◆ **WRITTEN EXERCISE**:
Nothing but the lines from the line with "Generate a Python" to the line with "import plotly.graph_objects as go", both included, is to be repeated, and those exactly. Leave out the pictures.

>> start RECORDS SUPPLIED

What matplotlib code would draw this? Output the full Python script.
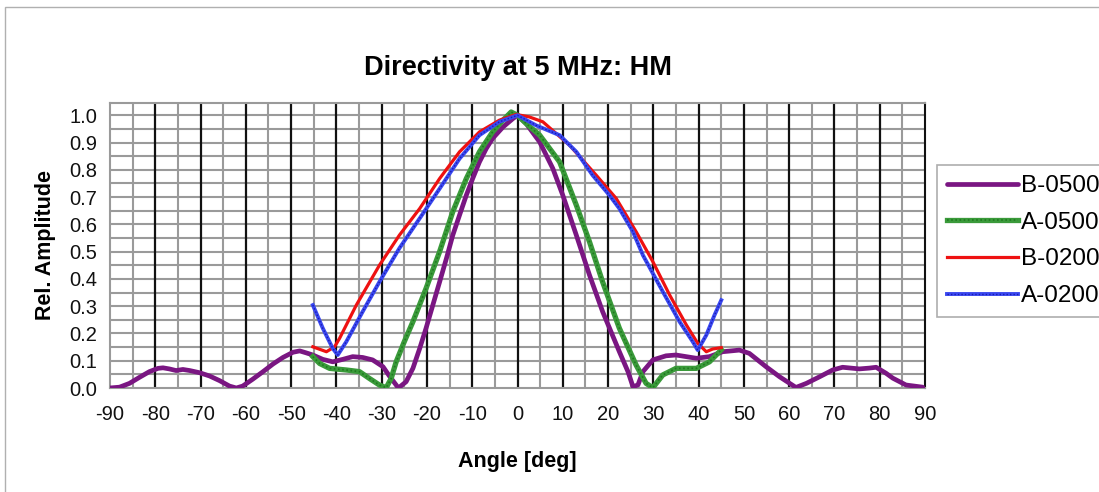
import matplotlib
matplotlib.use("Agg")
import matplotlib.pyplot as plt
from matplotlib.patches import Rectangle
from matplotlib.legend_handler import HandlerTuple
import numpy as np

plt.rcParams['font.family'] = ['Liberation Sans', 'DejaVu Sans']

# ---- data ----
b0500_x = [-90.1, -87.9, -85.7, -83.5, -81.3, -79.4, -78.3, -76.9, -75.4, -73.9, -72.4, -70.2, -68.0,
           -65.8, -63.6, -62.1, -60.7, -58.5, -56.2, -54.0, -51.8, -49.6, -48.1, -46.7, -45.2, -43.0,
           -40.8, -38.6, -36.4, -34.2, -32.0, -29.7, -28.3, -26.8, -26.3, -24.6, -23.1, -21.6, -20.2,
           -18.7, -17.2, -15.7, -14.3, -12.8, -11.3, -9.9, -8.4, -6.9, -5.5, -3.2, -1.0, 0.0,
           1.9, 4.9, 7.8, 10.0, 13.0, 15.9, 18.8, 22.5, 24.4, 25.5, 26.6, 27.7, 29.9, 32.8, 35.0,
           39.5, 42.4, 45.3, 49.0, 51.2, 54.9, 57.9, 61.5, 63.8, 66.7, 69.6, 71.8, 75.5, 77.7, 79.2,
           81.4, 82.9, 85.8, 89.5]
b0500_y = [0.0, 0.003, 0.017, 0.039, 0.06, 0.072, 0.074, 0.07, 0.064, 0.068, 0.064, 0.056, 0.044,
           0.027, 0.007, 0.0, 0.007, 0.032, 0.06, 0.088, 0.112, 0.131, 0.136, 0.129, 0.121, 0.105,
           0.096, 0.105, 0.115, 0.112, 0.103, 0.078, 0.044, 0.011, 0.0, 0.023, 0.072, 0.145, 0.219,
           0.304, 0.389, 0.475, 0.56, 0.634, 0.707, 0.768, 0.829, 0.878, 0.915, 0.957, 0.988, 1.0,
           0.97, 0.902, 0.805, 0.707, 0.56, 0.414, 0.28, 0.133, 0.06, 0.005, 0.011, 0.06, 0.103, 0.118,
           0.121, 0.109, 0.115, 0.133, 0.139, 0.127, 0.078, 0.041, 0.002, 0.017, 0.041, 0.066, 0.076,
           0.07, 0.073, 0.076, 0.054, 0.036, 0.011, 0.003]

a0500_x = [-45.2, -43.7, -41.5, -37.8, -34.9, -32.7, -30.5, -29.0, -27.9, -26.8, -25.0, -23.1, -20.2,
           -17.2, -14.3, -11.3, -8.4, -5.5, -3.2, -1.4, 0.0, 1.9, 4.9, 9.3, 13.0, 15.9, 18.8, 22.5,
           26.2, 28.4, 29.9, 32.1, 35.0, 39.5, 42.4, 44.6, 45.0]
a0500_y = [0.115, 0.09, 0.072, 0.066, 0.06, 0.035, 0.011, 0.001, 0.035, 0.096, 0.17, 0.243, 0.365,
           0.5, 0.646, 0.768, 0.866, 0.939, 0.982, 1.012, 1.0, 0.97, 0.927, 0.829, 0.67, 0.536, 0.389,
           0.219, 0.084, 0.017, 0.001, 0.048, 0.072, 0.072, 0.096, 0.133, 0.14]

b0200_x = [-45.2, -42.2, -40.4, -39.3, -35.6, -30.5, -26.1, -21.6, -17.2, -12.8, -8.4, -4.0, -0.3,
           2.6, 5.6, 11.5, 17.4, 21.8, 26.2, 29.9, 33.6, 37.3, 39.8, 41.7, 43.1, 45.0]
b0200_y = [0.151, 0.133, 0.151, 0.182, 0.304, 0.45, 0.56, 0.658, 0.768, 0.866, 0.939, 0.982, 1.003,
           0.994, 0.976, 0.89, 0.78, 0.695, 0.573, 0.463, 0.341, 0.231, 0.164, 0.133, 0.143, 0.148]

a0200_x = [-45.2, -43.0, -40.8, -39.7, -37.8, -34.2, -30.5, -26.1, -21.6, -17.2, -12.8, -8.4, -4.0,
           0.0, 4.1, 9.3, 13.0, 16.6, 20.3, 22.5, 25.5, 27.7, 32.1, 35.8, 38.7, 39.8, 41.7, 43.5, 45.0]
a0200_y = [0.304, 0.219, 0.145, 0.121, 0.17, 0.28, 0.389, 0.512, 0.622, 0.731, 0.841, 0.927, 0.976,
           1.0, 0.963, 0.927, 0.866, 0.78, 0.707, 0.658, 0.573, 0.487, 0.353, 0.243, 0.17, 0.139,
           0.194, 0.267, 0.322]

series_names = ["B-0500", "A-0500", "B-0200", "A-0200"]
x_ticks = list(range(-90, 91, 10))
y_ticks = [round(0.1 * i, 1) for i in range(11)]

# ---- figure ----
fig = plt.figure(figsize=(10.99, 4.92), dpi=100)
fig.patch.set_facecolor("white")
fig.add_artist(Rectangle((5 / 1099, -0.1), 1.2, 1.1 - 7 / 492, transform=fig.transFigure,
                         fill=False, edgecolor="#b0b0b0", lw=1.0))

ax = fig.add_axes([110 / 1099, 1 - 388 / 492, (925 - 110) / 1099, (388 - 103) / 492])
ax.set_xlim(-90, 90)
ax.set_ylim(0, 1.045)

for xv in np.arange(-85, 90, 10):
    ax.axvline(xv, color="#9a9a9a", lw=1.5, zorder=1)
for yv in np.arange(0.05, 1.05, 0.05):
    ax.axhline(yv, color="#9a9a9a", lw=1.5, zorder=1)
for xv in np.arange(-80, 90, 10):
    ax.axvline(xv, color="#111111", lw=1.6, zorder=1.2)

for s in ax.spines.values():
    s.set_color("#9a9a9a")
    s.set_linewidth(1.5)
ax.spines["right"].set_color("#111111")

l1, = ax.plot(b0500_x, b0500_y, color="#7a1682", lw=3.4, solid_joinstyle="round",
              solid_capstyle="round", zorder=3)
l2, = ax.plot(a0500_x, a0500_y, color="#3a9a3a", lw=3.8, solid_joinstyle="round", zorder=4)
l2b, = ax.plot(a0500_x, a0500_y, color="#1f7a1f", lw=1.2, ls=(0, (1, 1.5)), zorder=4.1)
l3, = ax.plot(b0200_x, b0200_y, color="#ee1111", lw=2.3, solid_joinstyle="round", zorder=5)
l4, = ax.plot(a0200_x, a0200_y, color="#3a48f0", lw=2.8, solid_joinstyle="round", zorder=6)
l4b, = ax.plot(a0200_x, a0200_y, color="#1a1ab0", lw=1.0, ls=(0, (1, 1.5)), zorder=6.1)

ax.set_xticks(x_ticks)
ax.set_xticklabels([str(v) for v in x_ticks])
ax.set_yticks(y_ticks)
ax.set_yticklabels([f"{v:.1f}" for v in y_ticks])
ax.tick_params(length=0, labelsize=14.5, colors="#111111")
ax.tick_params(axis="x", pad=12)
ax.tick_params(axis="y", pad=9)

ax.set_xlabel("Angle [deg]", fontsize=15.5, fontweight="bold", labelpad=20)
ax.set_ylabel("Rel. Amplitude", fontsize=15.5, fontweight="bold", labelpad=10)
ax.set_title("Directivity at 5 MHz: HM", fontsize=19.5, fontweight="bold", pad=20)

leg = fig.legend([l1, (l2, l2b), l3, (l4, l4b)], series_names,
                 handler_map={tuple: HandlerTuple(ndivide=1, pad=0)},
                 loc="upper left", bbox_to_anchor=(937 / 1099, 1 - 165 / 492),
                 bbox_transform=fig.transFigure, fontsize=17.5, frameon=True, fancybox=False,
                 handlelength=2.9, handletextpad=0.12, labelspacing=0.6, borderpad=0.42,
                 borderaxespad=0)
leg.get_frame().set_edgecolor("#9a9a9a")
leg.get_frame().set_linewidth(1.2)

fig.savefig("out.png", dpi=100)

>> end RECORDS SUPPLIED
>> start RECORDS SUPPLIED

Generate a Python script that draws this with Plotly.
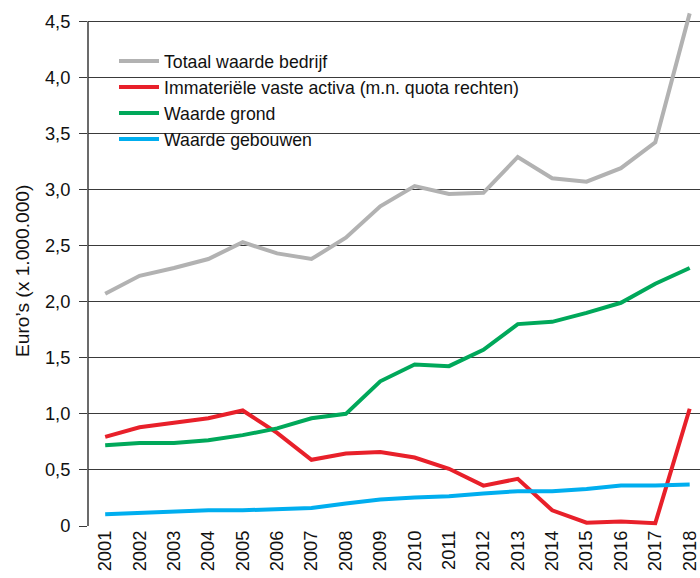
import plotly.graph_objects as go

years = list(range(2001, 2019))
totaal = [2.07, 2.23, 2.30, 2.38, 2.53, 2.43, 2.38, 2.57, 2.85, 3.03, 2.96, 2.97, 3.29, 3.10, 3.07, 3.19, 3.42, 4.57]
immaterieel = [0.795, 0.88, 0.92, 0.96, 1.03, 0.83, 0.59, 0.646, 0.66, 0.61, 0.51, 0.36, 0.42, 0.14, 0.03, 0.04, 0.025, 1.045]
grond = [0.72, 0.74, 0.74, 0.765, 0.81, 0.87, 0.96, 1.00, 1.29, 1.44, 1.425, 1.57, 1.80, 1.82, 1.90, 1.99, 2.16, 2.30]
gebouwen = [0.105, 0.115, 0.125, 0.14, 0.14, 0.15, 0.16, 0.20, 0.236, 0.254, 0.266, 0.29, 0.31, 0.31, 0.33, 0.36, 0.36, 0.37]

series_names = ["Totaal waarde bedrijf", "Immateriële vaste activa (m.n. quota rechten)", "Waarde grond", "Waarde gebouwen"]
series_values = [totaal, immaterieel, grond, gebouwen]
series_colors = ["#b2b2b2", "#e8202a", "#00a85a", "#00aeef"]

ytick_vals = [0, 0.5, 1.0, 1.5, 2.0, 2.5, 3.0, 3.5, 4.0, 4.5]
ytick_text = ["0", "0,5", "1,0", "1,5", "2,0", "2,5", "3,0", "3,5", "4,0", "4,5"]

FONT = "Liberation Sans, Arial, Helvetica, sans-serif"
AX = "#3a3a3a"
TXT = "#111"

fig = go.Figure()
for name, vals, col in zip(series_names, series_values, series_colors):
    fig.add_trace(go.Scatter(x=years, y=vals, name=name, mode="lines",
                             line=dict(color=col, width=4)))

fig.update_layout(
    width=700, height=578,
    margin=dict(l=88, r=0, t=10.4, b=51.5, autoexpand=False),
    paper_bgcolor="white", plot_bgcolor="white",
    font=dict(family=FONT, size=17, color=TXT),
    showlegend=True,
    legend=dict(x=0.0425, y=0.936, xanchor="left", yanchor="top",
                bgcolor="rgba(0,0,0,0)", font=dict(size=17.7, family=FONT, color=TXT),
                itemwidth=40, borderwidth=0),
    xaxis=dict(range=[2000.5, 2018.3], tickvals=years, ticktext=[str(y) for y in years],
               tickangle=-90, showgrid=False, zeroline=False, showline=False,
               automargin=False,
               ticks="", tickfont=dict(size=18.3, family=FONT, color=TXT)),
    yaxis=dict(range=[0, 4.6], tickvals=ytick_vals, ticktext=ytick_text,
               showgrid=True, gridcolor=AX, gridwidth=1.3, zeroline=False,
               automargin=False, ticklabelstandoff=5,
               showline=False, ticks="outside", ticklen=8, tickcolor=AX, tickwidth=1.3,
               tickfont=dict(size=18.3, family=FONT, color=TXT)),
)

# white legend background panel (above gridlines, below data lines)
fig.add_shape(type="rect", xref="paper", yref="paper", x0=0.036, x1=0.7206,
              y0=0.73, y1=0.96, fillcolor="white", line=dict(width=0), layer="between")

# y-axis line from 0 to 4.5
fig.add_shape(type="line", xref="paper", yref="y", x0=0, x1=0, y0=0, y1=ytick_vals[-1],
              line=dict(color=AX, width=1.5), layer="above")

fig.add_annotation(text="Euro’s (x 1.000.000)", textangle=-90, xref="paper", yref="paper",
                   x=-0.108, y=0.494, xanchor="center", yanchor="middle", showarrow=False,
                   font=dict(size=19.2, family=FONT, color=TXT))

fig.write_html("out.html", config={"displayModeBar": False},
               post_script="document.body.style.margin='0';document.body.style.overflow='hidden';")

>> end RECORDS SUPPLIED
>> start RECORDS SUPPLIED

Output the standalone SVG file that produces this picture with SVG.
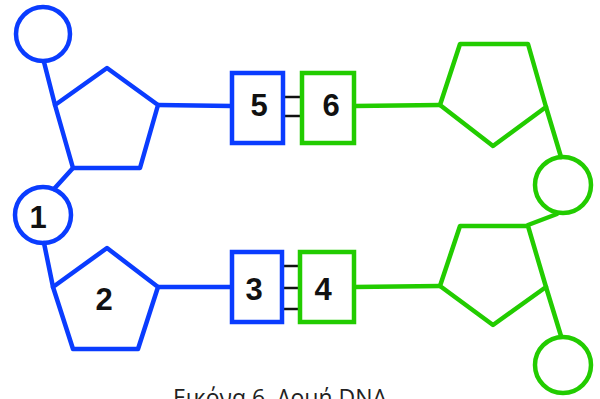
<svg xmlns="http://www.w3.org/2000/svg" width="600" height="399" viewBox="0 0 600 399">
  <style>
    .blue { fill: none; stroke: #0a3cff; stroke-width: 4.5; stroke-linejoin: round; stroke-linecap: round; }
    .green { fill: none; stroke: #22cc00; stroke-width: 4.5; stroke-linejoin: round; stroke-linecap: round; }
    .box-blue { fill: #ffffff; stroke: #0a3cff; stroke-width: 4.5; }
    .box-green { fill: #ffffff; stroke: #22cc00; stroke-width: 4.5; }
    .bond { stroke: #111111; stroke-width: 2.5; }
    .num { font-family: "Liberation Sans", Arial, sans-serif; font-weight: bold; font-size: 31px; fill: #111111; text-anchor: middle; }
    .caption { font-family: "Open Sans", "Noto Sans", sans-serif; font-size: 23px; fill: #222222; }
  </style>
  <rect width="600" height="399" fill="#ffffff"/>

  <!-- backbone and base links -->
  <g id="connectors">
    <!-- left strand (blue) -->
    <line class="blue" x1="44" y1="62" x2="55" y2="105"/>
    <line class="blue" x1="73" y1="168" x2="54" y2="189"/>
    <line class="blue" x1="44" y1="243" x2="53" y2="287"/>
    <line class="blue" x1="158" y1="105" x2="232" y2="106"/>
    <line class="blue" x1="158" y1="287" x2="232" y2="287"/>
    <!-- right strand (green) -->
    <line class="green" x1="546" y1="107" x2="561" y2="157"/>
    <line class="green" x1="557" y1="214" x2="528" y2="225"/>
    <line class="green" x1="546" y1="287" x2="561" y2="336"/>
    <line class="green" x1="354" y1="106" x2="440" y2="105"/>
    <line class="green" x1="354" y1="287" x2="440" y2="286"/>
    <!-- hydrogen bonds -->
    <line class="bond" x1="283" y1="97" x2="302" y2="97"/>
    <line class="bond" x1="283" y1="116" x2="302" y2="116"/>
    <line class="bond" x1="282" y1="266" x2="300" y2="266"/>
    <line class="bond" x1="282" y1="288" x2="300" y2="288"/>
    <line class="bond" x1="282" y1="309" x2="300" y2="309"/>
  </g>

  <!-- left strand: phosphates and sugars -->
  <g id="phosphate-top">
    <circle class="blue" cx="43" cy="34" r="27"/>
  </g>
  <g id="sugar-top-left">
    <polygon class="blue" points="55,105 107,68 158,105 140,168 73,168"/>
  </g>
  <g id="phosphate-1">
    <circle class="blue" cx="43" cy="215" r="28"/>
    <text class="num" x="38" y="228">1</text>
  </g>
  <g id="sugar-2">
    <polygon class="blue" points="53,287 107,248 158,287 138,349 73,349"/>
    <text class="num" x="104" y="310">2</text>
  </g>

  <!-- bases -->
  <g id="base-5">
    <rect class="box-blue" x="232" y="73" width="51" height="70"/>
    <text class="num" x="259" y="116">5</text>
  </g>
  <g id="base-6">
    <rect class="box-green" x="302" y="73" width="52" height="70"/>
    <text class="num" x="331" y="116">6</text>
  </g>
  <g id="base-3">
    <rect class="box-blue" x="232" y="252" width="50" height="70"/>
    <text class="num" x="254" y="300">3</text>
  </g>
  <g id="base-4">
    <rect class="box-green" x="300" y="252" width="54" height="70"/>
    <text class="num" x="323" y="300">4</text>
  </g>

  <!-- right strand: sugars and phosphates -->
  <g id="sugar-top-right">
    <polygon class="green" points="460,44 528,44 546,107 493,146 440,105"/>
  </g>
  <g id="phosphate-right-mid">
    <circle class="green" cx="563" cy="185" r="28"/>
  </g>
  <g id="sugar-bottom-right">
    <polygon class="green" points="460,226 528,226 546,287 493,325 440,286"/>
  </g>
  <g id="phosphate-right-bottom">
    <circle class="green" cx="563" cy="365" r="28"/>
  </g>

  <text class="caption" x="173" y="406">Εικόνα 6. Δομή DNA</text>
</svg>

>> end RECORDS SUPPLIED

◆ **THE RESPONSE**:
Generate a Python script that draws this with Plotly.
import plotly.graph_objects as go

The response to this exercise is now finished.